Wabash Valley Railroad

Overview
- Headquarters: Decatur, Illinois
- Reporting mark: WVRC
- Locale: Central Illinois among others
- Dates of operation: 1977–1981

Technical
- Track gauge: 4 ft 8+1⁄2 in (1,435 mm) standard gauge

= Wabash Valley Railroad =

Shortline railway in Illinois

The Wabash Valley Railroad Company was a shortline railroad that operated in Illinois from 1977 to 1981. The WVRC was founded under the Illinois Railroad Freight Program and operated by Morrison-Knudsen of Boise, Idaho. The road used rebuilt M-K Geeps and operated a former Pennsylvania Railroad branch between Decatur, IL and Paris, IL. It went out of business after state funding disappeared and another new startup, the Prairie Central Railway, also quit running the line after a few years. It was abandoned in 1984.

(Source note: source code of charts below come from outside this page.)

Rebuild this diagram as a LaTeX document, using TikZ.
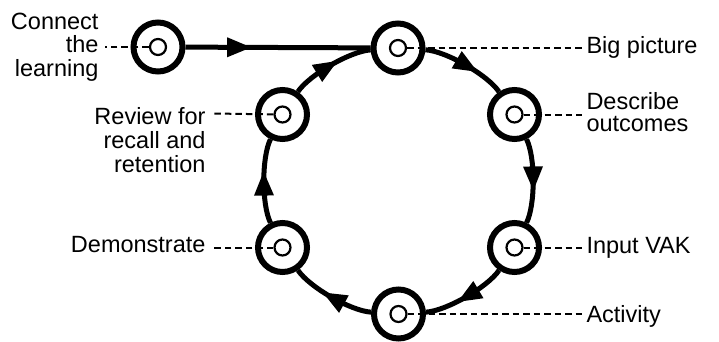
\documentclass[tikz,border=0pt]{standalone}
\usepackage{fontspec}
\setmainfont{Liberation Sans}
\usetikzlibrary{decorations.markings}
\tikzset{
  ring/.style={circle, draw, line width=6pt, minimum size=49pt, inner sep=0pt, fill=white},
  dot/.style={circle, draw, line width=2.2pt, minimum size=16pt, inner sep=0pt, fill=white},
  lab/.style={inner sep=0pt, outer sep=0pt, font=\fontsize{23.5}{23.5}\selectfont},
  flow/.style={line width=5pt, postaction={decorate},
    decoration={markings, mark=at position #1 with {\fill (-12pt,-10pt) -- (12pt,0pt) -- (-12pt,10pt) -- cycle;}}},
  arc/.style={flow=#1, bend left=26, looseness=0.62},
  dashline/.style={line width=2pt, dash pattern=on 6.5pt off 4pt}
}
\begin{document}
\begin{tikzpicture}[x=1pt,y=1pt]
\useasboundingbox (0,0) rectangle (719,341);
% ring nodes
\node[ring] (con) at (158,294) {};
\node[ring] (big) at (398,293) {};
\node[ring] (desc) at (514.5,226.5) {};
\node[ring] (inp) at (514.5,93.5) {};
\node[ring] (act) at (398.5,27) {};
\node[ring] (dem) at (282.5,93.5) {};
\node[ring] (rev) at (282.5,226.5) {};
% dots
\node[dot] (conc) at (con) {};
\node[dot] (bigc) at (big) {};
\node[dot] (descc) at (desc) {};
\node[dot] (inpc) at (inp) {};
\node[dot] (actc) at (act) {};
\node[dot] (demc) at (dem) {};
\node[dot] (revc) at (rev) {};
% labels
\node[lab, anchor=base west] (biglab) at (586.5,287.7) {Big picture};
\node[lab, anchor=base west, align=left, font=\fontsize{23.5}{22}\selectfont] (desclab) at (586.5,209.3) {Describe\\outcomes};
\node[lab, anchor=base west] (inplab) at (586.5,88) {Input VAK};
\node[lab, anchor=base west] (actlab) at (586.5,18.3) {Activity};
\node[lab, anchor=base east] (demlab) at (205.5,88.3) {Demonstrate};
\node[lab, anchor=base east, align=right, font=\fontsize{23.5}{24}\selectfont] (revlab) at (205.5,169) {Review for\\recall and\\retention};
\node[lab, anchor=base east, align=right, font=\fontsize{23.5}{23.5}\selectfont] (conlab) at (98.5,265) {Connect\\the\\learning};
% dashed leader ends
\coordinate (bigend) at (582,293);
\coordinate (descend) at (582,226.5);
\coordinate (inpend) at (582,93.5);
\coordinate (actend) at (582,27);
\coordinate (demend) at (212,93.5);
\coordinate (revend) at (212,227.5);
\coordinate (conend) at (105,294);
\draw[dashline] (bigc) -- (bigend);
\draw[dashline] (descc) -- (descend);
\draw[dashline] (inpc) -- (inpend);
\draw[dashline] (actc) -- (actend);
\draw[dashline] (demc) -- (demend);
\draw[dashline] (revc) -- (revend);
\draw[dashline] (conc) -- (conend);
% flow
\draw[flow=0.29] (con) -- (big);
\draw[arc=0.52] (big) to (desc);
\draw[arc=0.47] (desc) to (inp);
\draw[arc=0.47] (inp) to (act);
\draw[arc=0.47] (act) to (dem);
\draw[arc=0.47] (dem) to (rev);
\draw[arc=0.45] (rev) to (big);
\end{tikzpicture}
\end{document}
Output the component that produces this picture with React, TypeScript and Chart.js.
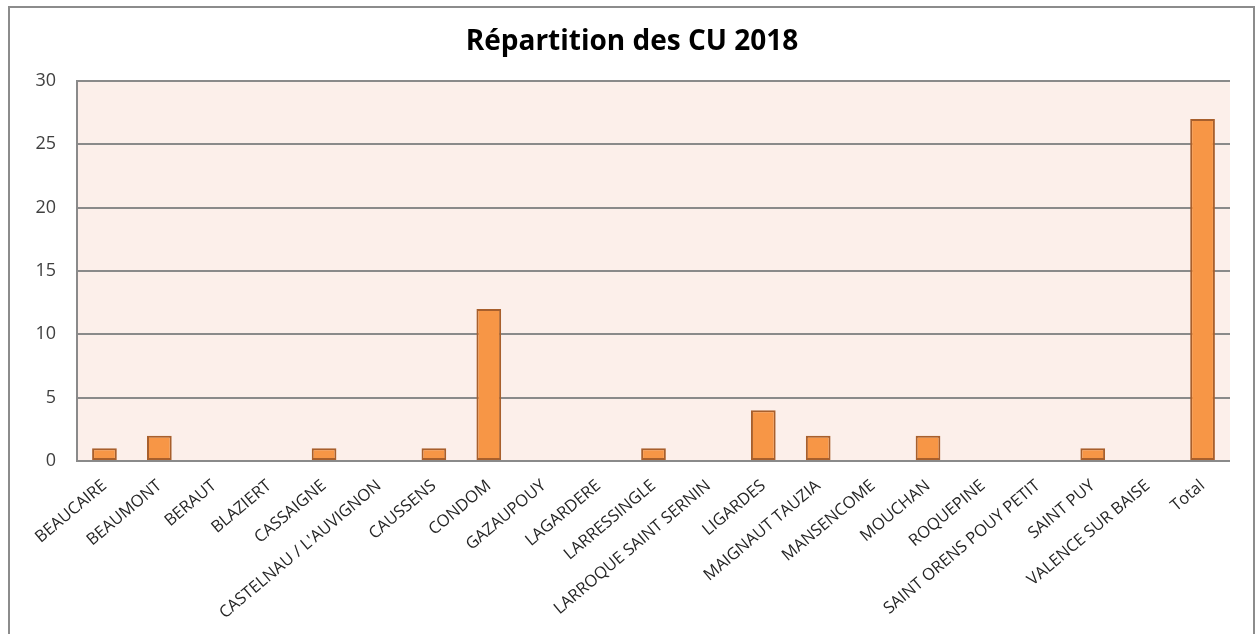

On September 1, 1980 the Wabash Valley Railroad Company began operating a second railroad under the same name. The "Kansas Division" utilized two former Rock Island lines within the Sunflower State: one between Phillipsburg, through Belleville, to Mahaska (113.6 miles) and one between Belleville and Manhattan, Kansas (83.1 miles). The former Rock Island depot building in Belleville served as the headquarters for the railroad. The railroad lasted only three months and ceased operation on November 30th 1980.